It may be foolhardy to speak of “history” education in isolation from the broader context of the social studies. It is impossible to teach history outside of critical understandings of geography, economics, psychology, sociology, political science, philosophy and the like. We have an obligation to children in a democracy to make available every tool to insure a critical understanding of how human life and experience is intertwined and connected. This only happens when students are encouraged to make inquiry into those things that matter.

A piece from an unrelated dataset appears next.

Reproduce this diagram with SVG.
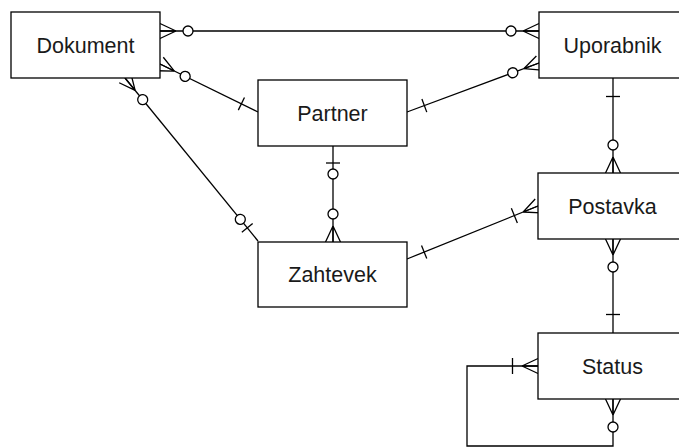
<svg xmlns="http://www.w3.org/2000/svg" width="679" height="447" viewBox="0 0 679 447">
<style>
.box{fill:#fff;stroke:#000;stroke-width:1.3}
.lbl{font-family:"Liberation Sans",Arial,Helvetica,sans-serif;font-size:21.5px;fill:#1a1a1a;text-anchor:middle}
.edge{fill:none;stroke:#000;stroke-width:1.3}
.mk{fill:none;stroke:#000;stroke-width:1.3}
.mc{fill:#fff;stroke:#000;stroke-width:1.3}
</style>
<defs>
<marker id="zeroMany" markerUnits="userSpaceOnUse" viewBox="-36 -10 38 20" refX="0" refY="0" markerWidth="38" markerHeight="20" orient="auto-start-reverse" overflow="visible">
<path class="mk" d="M-16 0L0 -7.5M-16 0L0 0M-16 0L0 7.5"/>
<circle class="mc" cx="-28" cy="0" r="5"/>
</marker>
<marker id="one" markerUnits="userSpaceOnUse" viewBox="-36 -10 38 20" refX="0" refY="0" markerWidth="38" markerHeight="20" orient="auto-start-reverse" overflow="visible">
<path class="mk" d="M-18.5 -7V7"/>
</marker>
<marker id="zeroOne" markerUnits="userSpaceOnUse" viewBox="-36 -10 38 20" refX="0" refY="0" markerWidth="38" markerHeight="20" orient="auto-start-reverse" overflow="visible">
<path class="mk" d="M-17 -7V7"/>
<circle class="mc" cx="-28" cy="0" r="5"/>
</marker>
<marker id="oneMany" markerUnits="userSpaceOnUse" viewBox="-36 -10 38 20" refX="0" refY="0" markerWidth="38" markerHeight="20" orient="auto-start-reverse" overflow="visible">
<path class="mk" d="M-16 0L0 -7.5M-16 0L0 0M-16 0L0 7.5M-25.5 -8V8"/>
</marker>
</defs>
<g id="connectors">
<path class="edge" d="M160 31H539" marker-start="url(#zeroMany)" marker-end="url(#zeroMany)"/>
<path class="edge" d="M160 64L258 112" marker-start="url(#zeroMany)" marker-end="url(#one)"/>
<path class="edge" d="M125 78L258 241" marker-start="url(#zeroMany)" marker-end="url(#zeroOne)"/>
<path class="edge" d="M407 112L539 63" marker-start="url(#one)" marker-end="url(#zeroMany)"/>
<path class="edge" d="M333 146V242" marker-start="url(#zeroOne)" marker-end="url(#zeroMany)"/>
<path class="edge" d="M613 78V173" marker-start="url(#one)" marker-end="url(#zeroMany)"/>
<path class="edge" d="M407 259L538 206" marker-start="url(#one)" marker-end="url(#oneMany)"/>
<path class="edge" d="M613 239V333" marker-start="url(#zeroMany)" marker-end="url(#one)"/>
<path class="edge" d="M538 366H467V446H613V399" marker-start="url(#oneMany)" marker-end="url(#zeroMany)"/>
</g>
<g id="dokument"><rect class="box" x="11" y="12" width="149" height="66"/><text class="lbl" x="85.5" y="52.5">Dokument</text></g>
<g id="uporabnik"><rect class="box" x="539" y="12" width="149" height="66"/><text class="lbl" x="612.5" y="52.5">Uporabnik</text></g>
<g id="partner"><rect class="box" x="258" y="80" width="149" height="66"/><text class="lbl" x="332.5" y="120.5">Partner</text></g>
<g id="zahtevek"><rect class="box" x="258" y="242" width="149" height="65"/><text class="lbl" x="332.5" y="282">Zahtevek</text></g>
<g id="postavka"><rect class="box" x="538" y="173" width="149" height="66"/><text class="lbl" x="612.5" y="213.5">Postavka</text></g>
<g id="status"><rect class="box" x="538" y="333" width="149" height="66"/><text class="lbl" x="612.5" y="373.5">Status</text></g>
</svg>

If we expect children to understand, for example, the age of exploration, it is incumbent upon us, as teachers, to make the age of exploration meaningful for students. It is simply not good enough to ask students to memorize a list of European explorers and the dates of their “discoveries.” When I taught 7th grade social studies the curriculum began with the age of exploration. I asked students to consider the following question: If Columbus wasn’t first, why does he get all the credit? By asking a question like this students were able to explore ideas such as:
1. How geography contributed to the European desire to explore?
2. How economics contributed to the European desire to explore?
3. How the Crusades influenced European economic systems?
4. What Europeans visited the Americas prior to Columbus?
5. Who were all those people that inhabited the Americas and how did they get there?
6. What about the Chinese circumnavigation of the earth in 1421?
7. Did St. Brendon really cross the Atlantic from Ireland in the 9th century?
8. How did people navigate across open ocean?
9. How did cartography play a part in European exploration?
10. What was the role of religion in European exploration and expansion?
This list could go on and on. My point is that students must be given an opportunity to make sophisticated, critical inquiry into real problems attached to historical and cultural questions if we are ever to expect them to be interested enough to know those things that are deemed important for educated people to know. Challenge students with authentic activities and questions and watch them thrive.
Of course, No Child Left Behind devalues studying history in favor of a more technical instructional program dedicated to reading and mathematics so all this may be moot.